Work required: Each line of the material must be repeated precisely, with the pictures left out.
═══ Data segment ═══
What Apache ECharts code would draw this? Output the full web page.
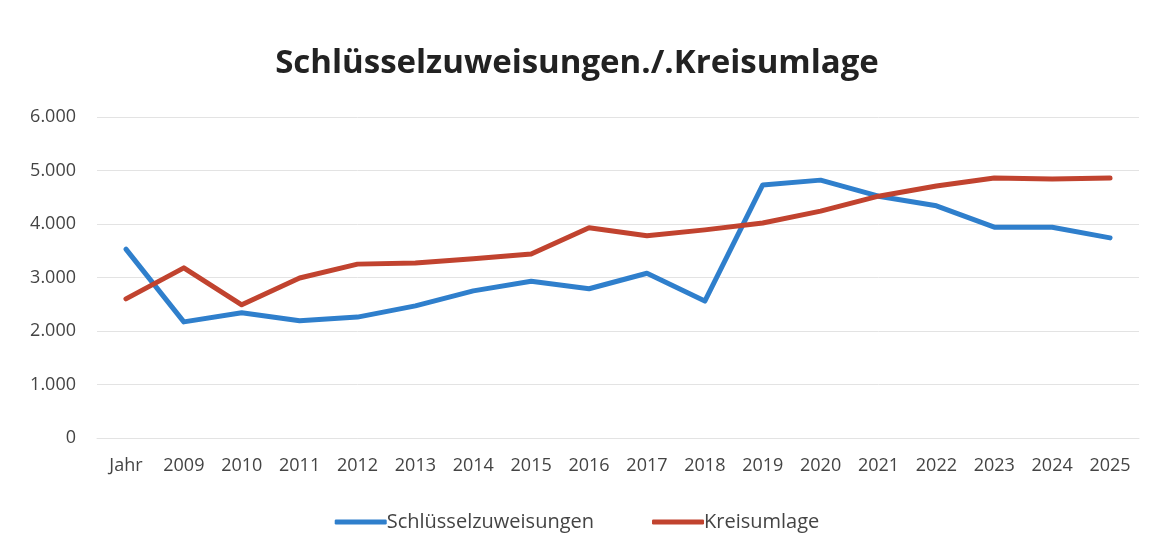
<!DOCTYPE html>
<html>
<head>
<meta charset="utf-8">
<script src="https://cdn.jsdelivr.net/npm/echarts@6/dist/echarts.min.js"></script>
<style>
  html, body { margin: 0; padding: 0; background: #fff; }
  #chart { width: 1154px; height: 551px; }
</style>
</head>
<body>
<div id="chart"></div>
<script>
const categories = ['Jahr', '2009', '2010', '2011', '2012', '2013', '2014', '2015', '2016',
  '2017', '2018', '2019', '2020', '2021', '2022', '2023', '2024', '2025'];
const schluessel = [3530, 2170, 2340, 2190, 2260, 2470, 2750, 2930, 2790,
  3080, 2560, 4730, 4820, 4520, 4340, 3940, 3940, 3740];
const kreisumlage = [2600, 3180, 2490, 2990, 3250, 3270, 3350, 3440, 3930,
  3780, 3890, 4020, 4240, 4520, 4710, 4860, 4840, 4860];

const font = 'Open Sans';
const chart = echarts.init(document.getElementById('chart'));

// Tausendertrennzeichen mit Punkt
function fmt(v) {
  return String(v).replace(/\B(?=(\d{3})+(?!\d))/g, '.');
}

chart.setOption({
  animation: false,
  backgroundColor: '#fff',
  title: {
    text: 'Schlüsselzuweisungen./.Kreisumlage',
    left: 'center',
    top: 42,
    textStyle: { fontFamily: font, fontWeight: 'bold', fontSize: 33, color: '#222' }
  },
  legend: {
    bottom: 14,
    left: 'center',
    itemWidth: 52,
    itemHeight: 5,
    itemGap: 58,
    icon: 'roundRect',
    textStyle: { fontFamily: font, fontSize: 20, color: '#444', padding: [0, 0, 0, -5] },
    data: ['Schlüsselzuweisungen', 'Kreisumlage']
  },
  grid: { left: 97, right: 15, top: 117, bottom: 113 },
  xAxis: {
    type: 'category',
    data: categories,
    boundaryGap: true,
    axisLine: { lineStyle: { color: '#e3e3e3' } },
    axisTick: { show: false },
    axisLabel: { fontFamily: font, fontSize: 18, color: '#444', margin: 19 }
  },
  yAxis: {
    type: 'value',
    min: 0,
    max: 6000,
    interval: 1000,
    axisLine: { show: false },
    axisTick: { show: false },
    splitLine: { lineStyle: { color: '#e3e3e3', width: 1 } },
    axisLabel: { fontFamily: font, fontSize: 18, color: '#444', margin: 21, formatter: fmt }
  },
  series: [
    {
      name: 'Schlüsselzuweisungen',
      type: 'line',
      data: schluessel,
      showSymbol: false,
      symbol: 'none',
      color: '#2f7fcc',
      lineStyle: { width: 5, color: '#2f7fcc', cap: 'round', join: 'round' }
    },
    {
      name: 'Kreisumlage',
      type: 'line',
      data: kreisumlage,
      showSymbol: false,
      symbol: 'none',
      color: '#c1432f',
      lineStyle: { width: 5, color: '#c1432f', cap: 'round', join: 'round' }
    }
  ]
});
</script>
</body>
</html>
═══
Solution:
What Apache ECharts code would draw this? Output the full web page.
<!DOCTYPE html>
<html>
<head>
<meta charset="utf-8">
<script src="https://cdn.jsdelivr.net/npm/echarts@6/dist/echarts.min.js"></script>
<style>
  html, body { margin: 0; padding: 0; background: #fff; }
  #chart { width: 1154px; height: 551px; }
</style>
</head>
<body>
<div id="chart"></div>
<script>
const categories = ['Jahr', '2009', '2010', '2011', '2012', '2013', '2014', '2015', '2016',
  '2017', '2018', '2019', '2020', '2021', '2022', '2023', '2024', '2025'];
const schluessel = [3530, 2170, 2340, 2190, 2260, 2470, 2750, 2930, 2790,
  3080, 2560, 4730, 4820, 4520, 4340, 3940, 3940, 3740];
const kreisumlage = [2600, 3180, 2490, 2990, 3250, 3270, 3350, 3440, 3930,
  3780, 3890, 4020, 4240, 4520, 4710, 4860, 4840, 4860];

const font = 'Open Sans';
const chart = echarts.init(document.getElementById('chart'));

// Tausendertrennzeichen mit Punkt
function fmt(v) {
  return String(v).replace(/\B(?=(\d{3})+(?!\d))/g, '.');
}

chart.setOption({
  animation: false,
  backgroundColor: '#fff',
  title: {
    text: 'Schlüsselzuweisungen./.Kreisumlage',
    left: 'center',
    top: 42,
    textStyle: { fontFamily: font, fontWeight: 'bold', fontSize: 33, color: '#222' }
  },
  legend: {
    bottom: 14,
    left: 'center',
    itemWidth: 52,
    itemHeight: 5,
    itemGap: 58,
    icon: 'roundRect',
    textStyle: { fontFamily: font, fontSize: 20, color: '#444', padding: [0, 0, 0, -5] },
    data: ['Schlüsselzuweisungen', 'Kreisumlage']
  },
  grid: { left: 97, right: 15, top: 117, bottom: 113 },
  xAxis: {
    type: 'category',
    data: categories,
    boundaryGap: true,
    axisLine: { lineStyle: { color: '#e3e3e3' } },
    axisTick: { show: false },
    axisLabel: { fontFamily: font, fontSize: 18, color: '#444', margin: 19 }
  },
  yAxis: {
    type: 'value',
    min: 0,
    max: 6000,
    interval: 1000,
    axisLine: { show: false },
    axisTick: { show: false },
    splitLine: { lineStyle: { color: '#e3e3e3', width: 1 } },
    axisLabel: { fontFamily: font, fontSize: 18, color: '#444', margin: 21, formatter: fmt }
  },
  series: [
    {
      name: 'Schlüsselzuweisungen',
      type: 'line',
      data: schluessel,
      showSymbol: false,
      symbol: 'none',
      color: '#2f7fcc',
      lineStyle: { width: 5, color: '#2f7fcc', cap: 'round', join: 'round' }
    },
    {
      name: 'Kreisumlage',
      type: 'line',
      data: kreisumlage,
      showSymbol: false,
      symbol: 'none',
      color: '#c1432f',
      lineStyle: { width: 5, color: '#c1432f', cap: 'round', join: 'round' }
    }
  ]
});
</script>
</body>
</html>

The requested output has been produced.